> Recorded information
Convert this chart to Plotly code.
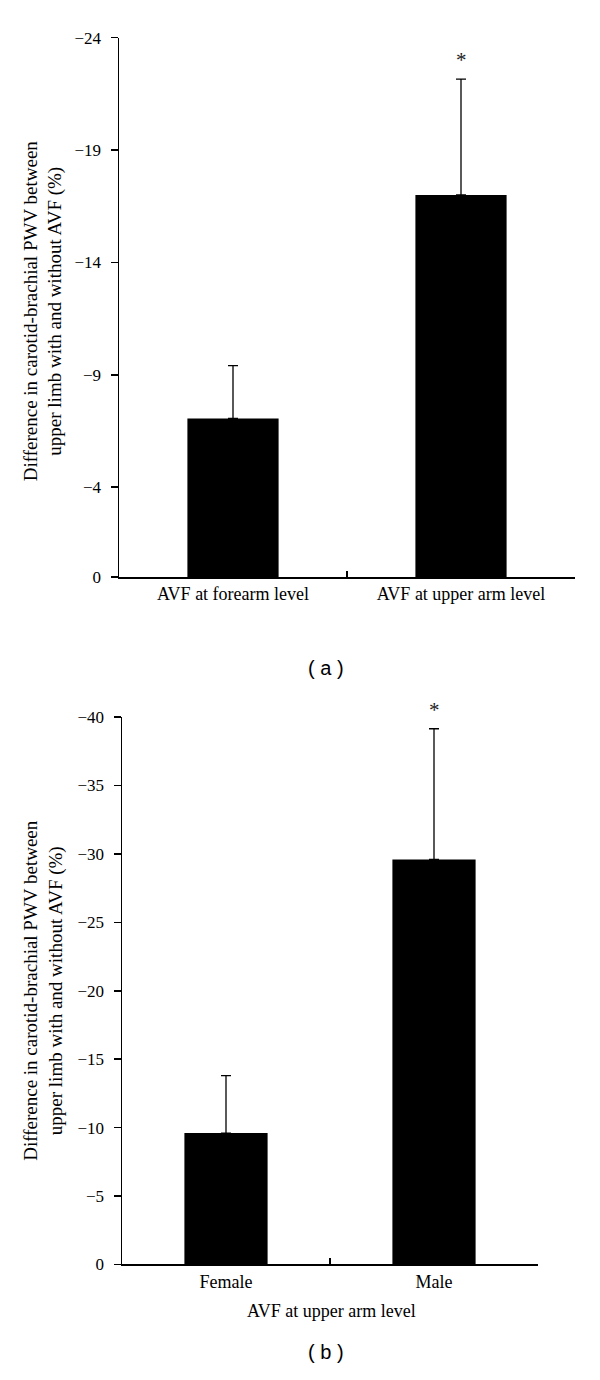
import plotly.graph_objects as go

# ---------------- data ----------------
cats_a = ["AVF at forearm level", "AVF at upper arm level"]
vals_a = [-7.06, -17.0]
err_a = [2.35, 5.15]
yticks_a = [0, -4, -9, -14, -19, -24]
sig_a = ["", "*"]

cats_b = ["Female", "Male"]
vals_b = [-9.6, -29.6]
err_b = [4.2, 9.55]
yticks_b = [0, -5, -10, -15, -20, -25, -30, -35, -40]
sig_b = ["", "*"]

ytitle = "Difference in carotid-brachial PWV between<br>upper limb with and without AVF (%)"
xtitle_b = "AVF at upper arm level"

SERIF = "Liberation Serif, Times New Roman, serif"
SANS = "Liberation Sans, Arial, sans-serif"

W, H = 600, 1380


def fx(px):
    return px / W


def fy(py):
    return 1 - py / H


fig = go.Figure()


def add_bars(cats, vals, errs, xa, ya):
    fig.add_trace(go.Bar(
        x=cats, y=vals, width=0.4,
        marker=dict(color="black", line=dict(width=0)),
        error_y=dict(type="data", symmetric=False,
                     array=[0] * len(errs), arrayminus=errs,
                     color="black", thickness=1.3, width=5),
        xaxis=xa, yaxis=ya, showlegend=False, hoverinfo="skip",
    ))


add_bars(cats_a, vals_a, err_a, "x", "y")
add_bars(cats_b, vals_b, err_b, "x2", "y2")

ax_common_x = dict(
    type="category", tickson="boundaries", ticks="inside", ticklen=6,
    tickwidth=1.5, tickcolor="black", showline=True, linecolor="black",
    linewidth=1.5, showgrid=False, zeroline=False,
    tickfont=dict(family=SERIF, size=18, color="black"),
)
ax_common_y = dict(
    ticks="outside", ticklen=7, tickwidth=1.5, tickcolor="black",
    showline=True, linecolor="black", linewidth=1.5, showgrid=False,
    zeroline=False, ticklabelstandoff=6,
    tickfont=dict(family=SERIF, size=17, color="black"),
)

fig.update_layout(
    width=W, height=H,
    margin=dict(l=0, r=0, t=0, b=0),
    paper_bgcolor="white", plot_bgcolor="white",
    xaxis=dict(domain=[fx(119), fx(575)], anchor="y", **ax_common_x),
    yaxis=dict(domain=[fy(576), fy(29)], anchor="x", range=[0, -24],
               tickvals=yticks_a, **ax_common_y),
    xaxis2=dict(domain=[fx(122), fx(538)], anchor="y2", **ax_common_x),
    yaxis2=dict(domain=[fy(1273), fy(718)], anchor="x2", range=[0, -40],
                tickvals=yticks_b, **ax_common_y),
)

annos = []
# significance asterisks
for cats, vals, errs, sigs, xr, yr in [
    (cats_a, vals_a, err_a, sig_a, "x", "y"),
    (cats_b, vals_b, err_b, sig_b, "x2", "y2"),
]:
    for c, v, e, s in zip(cats, vals, errs, sigs):
        if s:
            annos.append(dict(x=c, y=v - e, xref=xr, yref=yr, text=s,
                              showarrow=False, yanchor="bottom", yshift=5,
                              font=dict(family=SERIF, size=21, color="#222")))

# y-axis titles
for yc, xc in [((29 + 576) / 2 + 4, 43), ((718 + 1273) / 2, 44)]:
    annos.append(dict(x=fx(xc), y=fy(yc), xref="paper", yref="paper",
                      text=ytitle, textangle=-90, showarrow=False,
                      xanchor="center", yanchor="middle",
                      font=dict(family=SERIF, size=19, color="black")))

# bottom x title
annos.append(dict(x=fx(331), y=fy(1320), xref="paper", yref="paper",
                  text=xtitle_b, showarrow=False, xanchor="center",
                  yanchor="middle",
                  font=dict(family=SERIF, size=18, color="black")))

# panel labels
for lab, yc in [("( a )", 668), ("( b )", 1362)]:
    annos.append(dict(x=fx(326), y=fy(yc), xref="paper", yref="paper",
                      text=lab, showarrow=False, xanchor="center",
                      yanchor="middle",
                      font=dict(family=SANS, size=20, color="black")))

fig.update_layout(annotations=annos)

fig.write_html(
    "out.html",
    config={"displayModeBar": False, "staticPlot": True},
    post_script="document.body.style.margin='0';"
                "document.body.style.overflow='hidden';",
)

> Set task
Copy all the data exactly as written, but skip any picture.

> The result
Convert this chart to Plotly code.
import plotly.graph_objects as go

# ---------------- data ----------------
cats_a = ["AVF at forearm level", "AVF at upper arm level"]
vals_a = [-7.06, -17.0]
err_a = [2.35, 5.15]
yticks_a = [0, -4, -9, -14, -19, -24]
sig_a = ["", "*"]

cats_b = ["Female", "Male"]
vals_b = [-9.6, -29.6]
err_b = [4.2, 9.55]
yticks_b = [0, -5, -10, -15, -20, -25, -30, -35, -40]
sig_b = ["", "*"]

ytitle = "Difference in carotid-brachial PWV between<br>upper limb with and without AVF (%)"
xtitle_b = "AVF at upper arm level"

SERIF = "Liberation Serif, Times New Roman, serif"
SANS = "Liberation Sans, Arial, sans-serif"

W, H = 600, 1380


def fx(px):
    return px / W


def fy(py):
    return 1 - py / H


fig = go.Figure()


def add_bars(cats, vals, errs, xa, ya):
    fig.add_trace(go.Bar(
        x=cats, y=vals, width=0.4,
        marker=dict(color="black", line=dict(width=0)),
        error_y=dict(type="data", symmetric=False,
                     array=[0] * len(errs), arrayminus=errs,
                     color="black", thickness=1.3, width=5),
        xaxis=xa, yaxis=ya, showlegend=False, hoverinfo="skip",
    ))


add_bars(cats_a, vals_a, err_a, "x", "y")
add_bars(cats_b, vals_b, err_b, "x2", "y2")

ax_common_x = dict(
    type="category", tickson="boundaries", ticks="inside", ticklen=6,
    tickwidth=1.5, tickcolor="black", showline=True, linecolor="black",
    linewidth=1.5, showgrid=False, zeroline=False,
    tickfont=dict(family=SERIF, size=18, color="black"),
)
ax_common_y = dict(
    ticks="outside", ticklen=7, tickwidth=1.5, tickcolor="black",
    showline=True, linecolor="black", linewidth=1.5, showgrid=False,
    zeroline=False, ticklabelstandoff=6,
    tickfont=dict(family=SERIF, size=17, color="black"),
)

fig.update_layout(
    width=W, height=H,
    margin=dict(l=0, r=0, t=0, b=0),
    paper_bgcolor="white", plot_bgcolor="white",
    xaxis=dict(domain=[fx(119), fx(575)], anchor="y", **ax_common_x),
    yaxis=dict(domain=[fy(576), fy(29)], anchor="x", range=[0, -24],
               tickvals=yticks_a, **ax_common_y),
    xaxis2=dict(domain=[fx(122), fx(538)], anchor="y2", **ax_common_x),
    yaxis2=dict(domain=[fy(1273), fy(718)], anchor="x2", range=[0, -40],
                tickvals=yticks_b, **ax_common_y),
)

annos = []
# significance asterisks
for cats, vals, errs, sigs, xr, yr in [
    (cats_a, vals_a, err_a, sig_a, "x", "y"),
    (cats_b, vals_b, err_b, sig_b, "x2", "y2"),
]:
    for c, v, e, s in zip(cats, vals, errs, sigs):
        if s:
            annos.append(dict(x=c, y=v - e, xref=xr, yref=yr, text=s,
                              showarrow=False, yanchor="bottom", yshift=5,
                              font=dict(family=SERIF, size=21, color="#222")))

# y-axis titles
for yc, xc in [((29 + 576) / 2 + 4, 43), ((718 + 1273) / 2, 44)]:
    annos.append(dict(x=fx(xc), y=fy(yc), xref="paper", yref="paper",
                      text=ytitle, textangle=-90, showarrow=False,
                      xanchor="center", yanchor="middle",
                      font=dict(family=SERIF, size=19, color="black")))

# bottom x title
annos.append(dict(x=fx(331), y=fy(1320), xref="paper", yref="paper",
                  text=xtitle_b, showarrow=False, xanchor="center",
                  yanchor="middle",
                  font=dict(family=SERIF, size=18, color="black")))

# panel labels
for lab, yc in [("( a )", 668), ("( b )", 1362)]:
    annos.append(dict(x=fx(326), y=fy(yc), xref="paper", yref="paper",
                      text=lab, showarrow=False, xanchor="center",
                      yanchor="middle",
                      font=dict(family=SANS, size=20, color="black")))

fig.update_layout(annotations=annos)

fig.write_html(
    "out.html",
    config={"displayModeBar": False, "staticPlot": True},
    post_script="document.body.style.margin='0';"
                "document.body.style.overflow='hidden';",
)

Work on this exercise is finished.